To bolster the presence of North Africa at this year’s Investing in African Mining Indaba, multilateral development finance institution the African Development Bank (AfDB) has collaborated with the organiser to invite as many mining Ministers as possible from the region.
Attendance of delegates from the North African Sahel and Mahgreb regions, where mining companies exploit resources, such as phosphate, iron-ore, marble and gold, has been scant in previous years, notes AfDB African Natural Resources Centre director Sheila Khama.
For the first time, the bank has secured the presence of North Africa at the Indaba by specifically targeting the attendance of Moroccan delegates.
The AfDB is the Patron of the Ministerial forum – one of several platforms at the Mining Indaba – at which the Morocco Minister of Mining and Environment Dr Abdelkader Amara will be a special guest of the AfDB.
Khama notes that the Moroccan government has a controlling stake in phosphate producer OCP, which has shown interest in expanding its presence and export capacity across Africa, particularly targeting Southern Africa’s fertiliser market.
Morocco is the third-largest producer of phosphate in the world, having produced 30-million tonnes of phosphate in 2014, she notes, adding that the country has phosphate rock reserves of about 50-billion tonnes, comprising over 75% of the world’s proven reserves.
As a result of Morocco’s presence at the Mining Indaba, the AfDB hopes that other countries from North Africa will be more inclined to attend the event in the years to come, further promoting trade between North and Southern Africa. Historically, trade between the regions has been curtailed somewhat unnecessarily by language and culture barriers, Khama adds.
Through the Ministerial forum, visitors to the Mining Indaba are able to engage with several mining ministers from Africa to promote their respective countries. In the past, over 16 mining ministers from Africa participated and similar participation is expected this year.
“It is an opportunity to speak directly to investors, articulate policy and highlight investment concerns. In addition, it provides a space where opportunities that may not be immediately evident to potential investors are emphasised.”
Khama will chair a discussion on local content and increasing benefit retention.
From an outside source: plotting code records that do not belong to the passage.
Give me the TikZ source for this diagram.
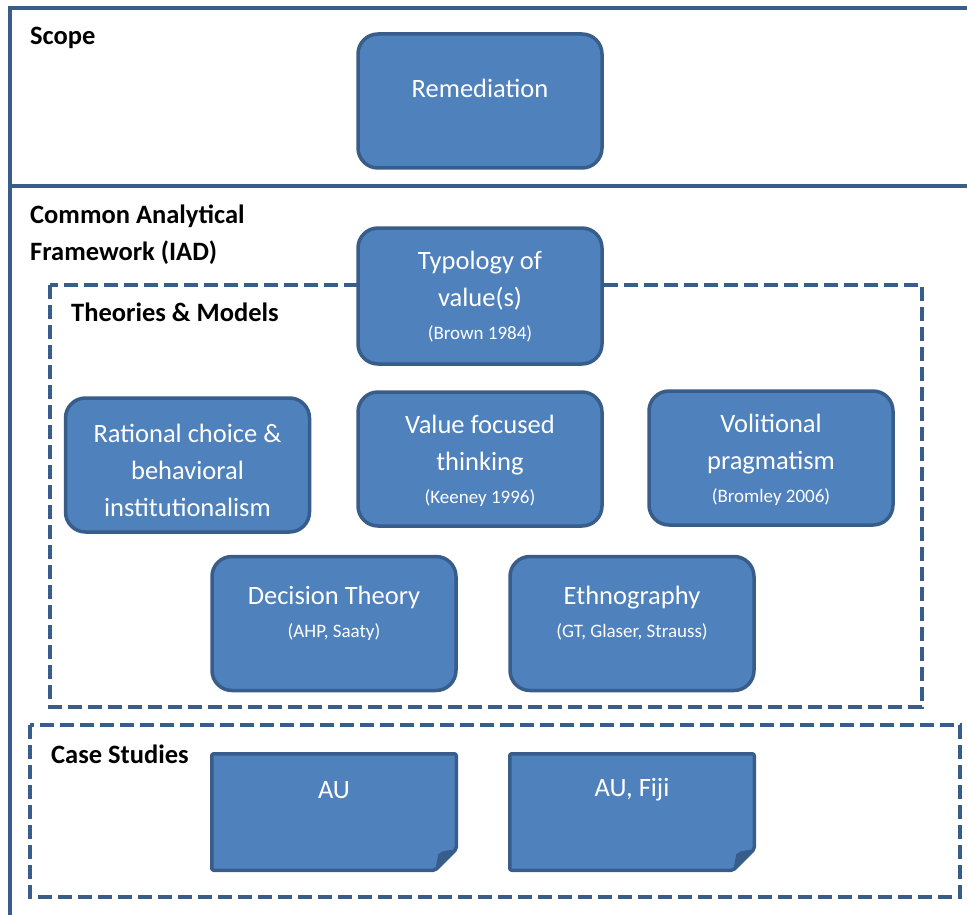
\documentclass[tikz,border=0pt]{standalone}
\usepackage{fontspec}
\setmainfont{Carlito}
\usepackage{tikz}

\definecolor{boxblue}{HTML}{4F81BD}
\definecolor{boxedge}{HTML}{385D8A}

\newcommand{\srcnote}[1]{\\[-4pt]{\fontsize{19}{23}\selectfont #1}}

\tikzset{
  valbox/.style={draw=boxedge, fill=boxblue, line width=3.5pt, rounded corners=20pt,
    minimum width=244pt, minimum height=134pt},
  notebox/.style={minimum width=244.5pt, minimum height=116.5pt, inner sep=0pt, outer sep=0pt},
  noteedge/.style={draw=boxedge, fill=boxblue, line width=3.5pt, line join=round, rounded corners=2pt},
  boxtext/.style={text=white, align=center, font=\fontsize{26.5}{37}\selectfont},
  sectlabel/.style={anchor=base west, inner sep=0pt, font=\bfseries\fontsize{26.5}{37}\selectfont},
  dashframe/.style={draw=boxedge, line width=3.5pt, dash pattern=on 14pt off 6pt},
  frameline/.style={draw=boxedge, line width=4pt}
}

\begin{document}
\begin{tikzpicture}[x=1pt, y=-1pt]
\useasboundingbox (0,0) rectangle (967,915);

% Outer frame and divider
\draw[frameline] (10,915) -- (10,8) -- (967,8);
\draw[frameline] (10,186) -- (967,186);

% Dashed groups
\draw[dashframe] (50,285) rectangle (922,707);
\draw[dashframe] (30,725) rectangle (960,897);

% Section labels
\node[sectlabel] (scope) at (30,45) {Scope};
\node[sectlabel] (caf1) at (30,223) {Common Analytical};
\node[sectlabel] (caf2) at (30,260) {Framework (IAD)};
\node[sectlabel] (theo) at (71,321) {Theories \& Models};
\node[sectlabel] (cases) at (51,763) {Case Studies};

% Scope
\node[valbox] (remed) at (480,101) {};
\node[boxtext] (remed-txt) at (480,88) {Remediation};

% Framework
\node[valbox, minimum height=136pt] (typo) at (480,296) {};
\node[boxtext] (typo-txt) at (480,297) {Typology of\\value(s)\srcnote{(Brown 1984)}};

\node[valbox] (ratch) at (187.5,465) {};
\node[boxtext] (ratch-txt) at (187.5,470) {Rational choice \&\\behavioral\\institutionalism};

\node[valbox] (vft) at (480,459) {};
\node[boxtext] (vft-txt) at (480,461) {Value focused\\thinking\srcnote{(Keeney 1996)}};

\node[valbox] (volp) at (771,458) {};
\node[boxtext] (volp-txt) at (771,460) {Volitional\\pragmatism\srcnote{(Bromley 2006)}};

\node[valbox] (dect) at (334,623.5) {};
\node[boxtext] (dect-txt) at (334,613) {Decision Theory\srcnote{(AHP, Saaty)}};

\node[valbox] (ethno) at (632,623.5) {};
\node[boxtext] (ethno-txt) at (632,613) {Ethnography\srcnote{(GT, Glaser, Strauss)}};

% Case studies (folded notes)
\foreach \nm/\cx/\txt in {au/334/AU, aufiji/632/{AU, Fiji}} {
  \node[notebox] (\nm) at (\cx,812) {};
  \draw[noteedge] (\nm.north west) -- (\nm.north east) -- ([yshift=21pt]\nm.south east)
    -- ([xshift=-21pt]\nm.south east) -- (\nm.south west) -- cycle;
  \fill[boxedge] ([xshift=-21pt]\nm.south east) -- ([xshift=-18pt,yshift=16pt]\nm.south east)
    .. controls ([xshift=-15pt,yshift=19pt]\nm.south east) .. ([yshift=21pt]\nm.south east) -- cycle;
  \node[boxtext] (\nm-txt) at (\cx,790) {\txt};
}

\end{tikzpicture}
\end{document}
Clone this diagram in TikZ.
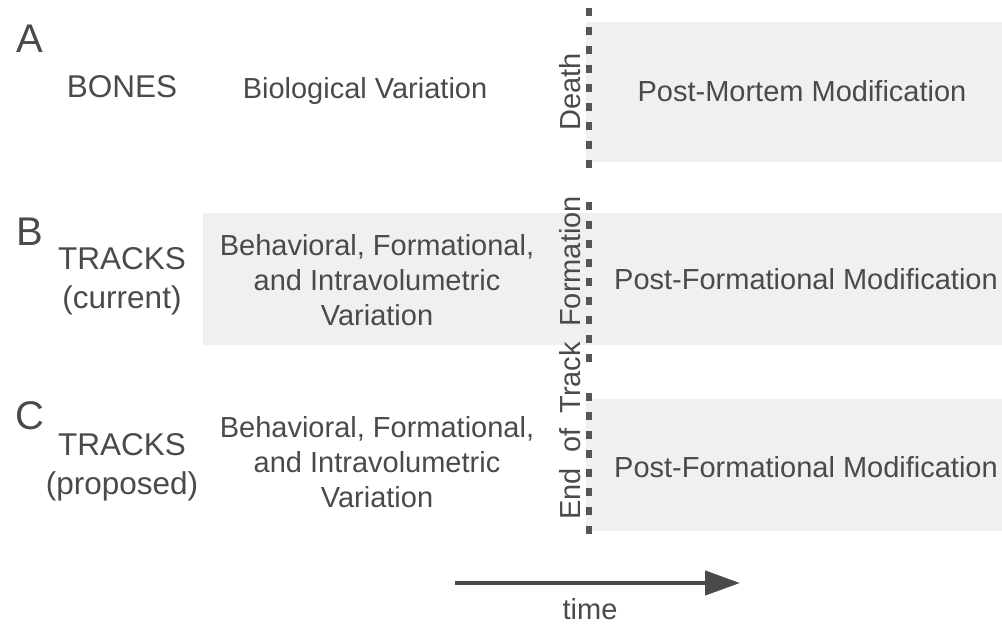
\documentclass[tikz,border=0pt]{standalone}
\usepackage{fontspec}
\setmainfont{Liberation Sans}
\usetikzlibrary{arrows.meta}
\definecolor{txt}{HTML}{4A4A4A}
\definecolor{boxgray}{HTML}{F0F0F0}
\definecolor{dashgray}{HTML}{555555}
\tikzset{
  lbl/.style={text=txt, font=\fontsize{29}{35}\selectfont, align=center, inner sep=0pt},
  rowlbl/.style={lbl, font=\fontsize{31.5}{39}\selectfont},
  letter/.style={text=txt, font=\fontsize{40}{44}\selectfont, inner sep=0pt},
  vlbl/.style={lbl, rotate=90},
  band/.style={fill=boxgray, draw=none},
  divider/.style={draw=dashgray, line width=6pt, dash pattern=on 8pt off 11pt},
  timearrow/.style={draw=txt, line width=4.5pt, -{Triangle[length=35pt,width=24pt]}}
}
\begin{document}
\begin{tikzpicture}[x=1pt,y=-1pt]
\useasboundingbox (0,0) rectangle (1002,624);
% bands
\fill[band] (586,22) rectangle (1002,162);
\fill[band] (203,213) rectangle (1002,345);
\fill[band] (586,399) rectangle (1002,531);
% dividers
\coordinate (d1a) at (589,8);
\coordinate (d1b) at (589,172);
\coordinate (d2a) at (589,202);
\coordinate (d2b) at (589,364);
\coordinate (d3a) at (589,393);
\coordinate (d3b) at (589,537);
\draw[divider] (d1a) -- (d1b);
\draw[divider] (d2a) -- (d2b);
\draw[divider] (d3a) -- (d3b);
% letters
\node[letter] (A) at (30,39) {A};
\node[letter] (B) at (30,232) {B};
\node[letter] (C) at (30,416) {C};
% row labels
\node[rowlbl] (bones) at (122,87) {BONES};
\node[rowlbl] (tcur) at (122,281) {TRACKS\\(current)};
\node[rowlbl] (tprop) at (122,467) {TRACKS\\(proposed)};
% left texts
\node[lbl] (bio) at (365,91) {Biological Variation};
\node[lbl] (behB) at (377,280) {Behavioral, Formational,\\and Intravolumetric\\Variation};
\node[lbl] (behC) at (377,462) {Behavioral, Formational,\\and Intravolumetric\\Variation};
% right texts
\node[lbl] (pmm) at (802,91) {Post-Mortem Modification};
\node[lbl] (pfmB) at (806,279) {Post-Formational Modification};
\node[lbl] (pfmC) at (806,467) {Post-Formational Modification};
% rotated
\node[vlbl] (death) at (570,92) {Death};
\node[vlbl] (endtf) at (570,358) {End\hspace{0.25em} of\hspace{0.25em} Track\hspace{0.25em} Formation};
% time arrow
\coordinate (t0) at (455,583);
\coordinate (t1) at (740,583);
\draw[timearrow] (t0) -- (t1);
\node[lbl] (time) at (590,609) {time};
\end{tikzpicture}
\end{document}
A keynote address will be delivered by University of Oxford professor of economics and public policy Sir Paul Collier, who was one of the original authors of the Natural Resources Charter.
The discussion will aim to create a balanced perspective on promoting local content to heed the benefits of local content and export revenue in relation to mining, while giving fair value to mining companies.
Constraints in terms of energy, infrastructure and global market share mean that, realistically, Africa must not simply idealise localisation, but seek to strike a balance between localisation and export revenue to improve value creation, Khama argues.
Another discussion hosted by the AfDB is ‘Attracting Investment in Africa’, the key question being ‘What will it take’? Khama comments that Africa having mineral reserves alone is not enough to attract investment – “given that many other countries and continents have minerals too”.
She argues that one of the main activities of investors is managing risk and, therefore, attracting investment in Africa importantly involves diminishing the risk profile of the region.
Khama, however, acknowledges the significant opportunity in Africa in terms of its natural resources, stating that, despite remaining uncompetitive in some areas, such as education and technological advancements and expertise, Africa has a significant comparative advantage in terms of natural resources endowment and a young workforce.
The AfDB will also organise a panel discussion on a key theme ‘Managing Relations with Communities’ and host the Ministerial lounge, which is a VIP area reserved for Ministerial delegations to hold meetings.
She also acknowledges the importance of natural resources as a generator of employment and government revenue, but qualifies that a second pillar of investment in the private sector is vital to the success of the mining industry.
Therefore, owing to the significance of natural resources in Africa, it is in line with the AfDB’s mandate to rally behind the bid to attract investment and drive confidence in the continent, Khama notes. She tells Mining Weekly that the number of departments within the AfDB that will attend the Mining Indaba has increased from two in 2015 to five this year.
These divisions include the African Natural Resources Centre, which focuses on policy issues, the Private Sector Investment Department, the Development Research Department, the Regional Integration Department and the African Legal Support Facility.
Khama enthuses that 9 000 people, including financiers, ministers and mining executives, attended the Mining Indaba in 2015, deeming the event important enough to pay a significant amount to attend, which is testament to its importance with regard to mining and investment in Africa.